Il Consiglio Distrettuale di Disciplina aveva applicato nei confronti di un avvocato la sanzione disciplinare della sospensione dall’esercizio della professione forense per otto mesi. In particolare, tra i vari addebiti, al difensore veniva contestata la violazione degli artt. 9, 68, comma 1, e 24 comma 5 NCDF per essersi auto-affidato, dopo poco più di un anno dalla rinuncia al mandato e nella sua qualità di amministratore di una società, l’incarico professionale di chiedere un decreto ingiuntivo nei confronti di una sua ex assistita, prima che fossero trascorsi due anni dalla cessazione del rapporto.
L’avvocato, quindi, ricorre davanti al CNF, denunciando l’eccessività e la sproporzione della sanzione applicata.
Il CNF, con la sentenza n. 17/2022, accoglie parzialmente il ricorso.

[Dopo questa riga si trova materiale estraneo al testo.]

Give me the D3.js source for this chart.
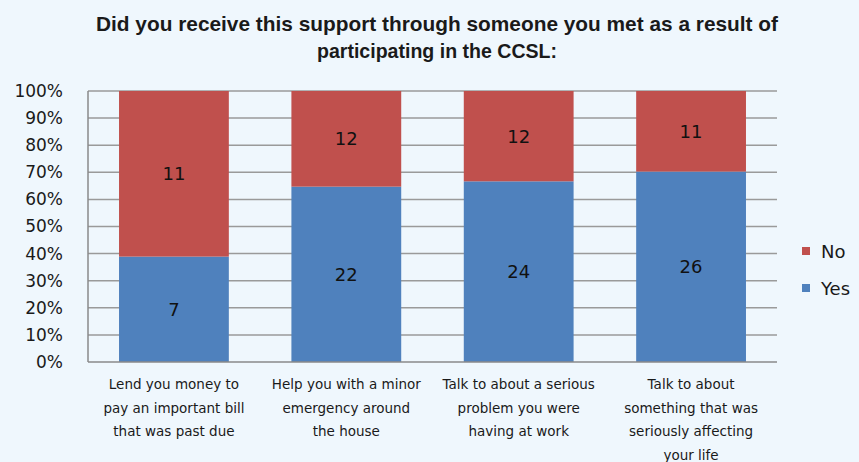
<!DOCTYPE html>
<html>
<head>
<meta charset="utf-8">
<script src="https://cdn.jsdelivr.net/npm/d3@7"></script>
<style>
  html, body { margin: 0; padding: 0; background: #eff7fd; }
  svg { display: block; }
</style>
</head>
<body>
<svg id="chart" width="859" height="462"></svg>
<script>
// Support received through CCSL contacts: counts per type of help
const categories = [
  ["Lend you money to", "pay an important bill", "that was past due"],
  ["Help you with a minor", "emergency around", "the house"],
  ["Talk to about a serious", "problem you were", "having at work"],
  ["Talk to about", "something that was", "seriously affecting", "your life"]
];
const yesValues = [7, 22, 24, 26];
const noValues = [11, 12, 12, 11];
const seriesNames = ["Yes", "No"];
const seriesColors = ["#4f81bd", "#c0504d"];
const yTicks = [0, 0.1, 0.2, 0.3, 0.4, 0.5, 0.6, 0.7, 0.8, 0.9, 1];
const titleLines = [
  "Did you receive this support  through  someone you met as a result of",
  "participating  in the CCSL:"
];

const svg = d3.select("#chart");
const margin = { left: 88, right: 82, top: 91, bottom: 100 };
const W = 859, H = 462;
const plotW = W - margin.left - margin.right;
const plotH = H - margin.top - margin.bottom;

// Title
const titleG = svg.append("g").attr("font-family", "Liberation Sans, Arial, sans-serif")
  .attr("font-weight", "bold").attr("font-size", 21).attr("fill", "#1a1a1a");
const titleWidths = [682, 240];
titleLines.forEach((t, i) => {
  titleG.append("text")
    .attr("x", 437).attr("y", 31 + i * 27)
    .attr("text-anchor", "middle")
    .attr("textLength", titleWidths[i])
    .attr("lengthAdjust", "spacingAndGlyphs")
    .text(t);
});

const g = svg.append("g").attr("transform", `translate(${margin.left},${margin.top})`);

const idx = d3.range(categories.length);
const x = d3.scaleBand().domain(idx).range([0, plotW]).paddingInner(0.363).paddingOuter(0.18);
const y = d3.scaleLinear().domain([0, 1]).range([plotH, 0]);

// Gridlines
g.append("g").selectAll("line").data(yTicks.filter(d => d > 0)).join("line")
  .attr("x1", 0).attr("x2", plotW)
  .attr("y1", d => y(d)).attr("y2", d => y(d))
  .attr("stroke", "#9a9a9a").attr("stroke-width", 1.5);

// Stack data as proportions
const rows = idx.map(i => {
  const tot = yesValues[i] + noValues[i];
  return { i, Yes: yesValues[i] / tot, No: noValues[i] / tot, YesN: yesValues[i], NoN: noValues[i] };
});
const stack = d3.stack().keys(seriesNames)(rows);

const layers = g.append("g").selectAll("g").data(stack).join("g")
  .attr("fill", (d, k) => seriesColors[k]);
layers.selectAll("rect").data(d => d).join("rect")
  .attr("x", d => x(d.data.i))
  .attr("width", x.bandwidth())
  .attr("y", d => y(d[1]))
  .attr("height", d => y(d[0]) - y(d[1]));

// Value labels
stack.forEach(layer => {
  g.append("g").selectAll("text").data(layer).join("text")
    .attr("x", d => x(d.data.i) + x.bandwidth() / 2)
    .attr("y", d => (y(d[0]) + y(d[1])) / 2)
    .attr("dy", "0.36em")
    .attr("text-anchor", "middle")
    .attr("font-family", "DejaVu Sans, sans-serif")
    .attr("font-size", 18)
    .attr("fill", "#111")
    .text(d => d.data[layer.key + "N"]);
});

// Axes lines
g.append("line").attr("x1", 0).attr("x2", 0).attr("y1", 0).attr("y2", plotH)
  .attr("stroke", "#8a8a8a").attr("stroke-width", 1.5);
g.append("line").attr("x1", 0).attr("x2", plotW).attr("y1", plotH).attr("y2", plotH)
  .attr("stroke", "#8a8a8a").attr("stroke-width", 1.5);

// Y axis labels
const yAxis = d3.axisLeft(y).tickValues(yTicks).tickFormat(d3.format(".0%")).tickSize(0).tickPadding(25);
const ya = g.append("g").call(yAxis);
ya.select(".domain").remove();
ya.selectAll("text").attr("font-family", "DejaVu Sans, sans-serif").attr("font-size", 17).attr("fill", "#1a1a1a");

// X axis labels (multi-line)
const xl = g.append("g").attr("font-family", "DejaVu Sans, sans-serif").attr("font-size", 13.5).attr("fill", "#1a1a1a");
idx.forEach(i => {
  const t = xl.append("text")
    .attr("text-anchor", "middle")
    .attr("transform", `translate(${x(i) + x.bandwidth() / 2},${plotH + 27})`);
  categories[i].forEach((line, j) => {
    t.append("tspan").attr("x", 0).attr("y", j * 23.5).text(line);
  });
});

// Legend (No above Yes)
const legend = svg.append("g").attr("font-family", "DejaVu Sans, sans-serif").attr("font-size", 18).attr("fill", "#1a1a1a");
const legendItems = [{ name: "No", color: seriesColors[1], y: 252 }, { name: "Yes", color: seriesColors[0], y: 289 }];
legendItems.forEach(it => {
  legend.append("rect").attr("x", 802).attr("y", it.y - 5).attr("width", 8).attr("height", 8).attr("fill", it.color);
  legend.append("text").attr("x", 821).attr("y", it.y).attr("dy", "0.36em").text(it.name);
});
</script>
</body>
</html>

Secondo il Consiglio Nazionale Forense, infatti, la condotta dell’avvocato comporta la violazione dei doveri di probità, dignità e decoro, ma «la determinazione concreta della sanzione disciplinare non è frutto di un mero calcolo matematico, ma è conseguenza della complessiva valutazione dei fatti, avuto riguardo alla gravità dei comportamenti contestati, al grado della colpa o all’eventuale sussistenza del dolo ed alla sua intensità, al comportamento dell’incolpato precedente e successivo al fatto, alle circostanze -soggettive e oggettive - nel cui contesto è avvenuta la violazione, all’assenza di precedenti disciplinari, al pregiudizio eventualmente subito dalla parte assistita e dal cliente».
Siccome nel caso di specie la parte assistita non ha ricevuto un pregiudizio rilevante e considerando la non sussistenza di uno dei capi di incolpazione, il CNF ridetermina la sanzione della sospensione dall'esercizio della professione forense da otto a due mesi.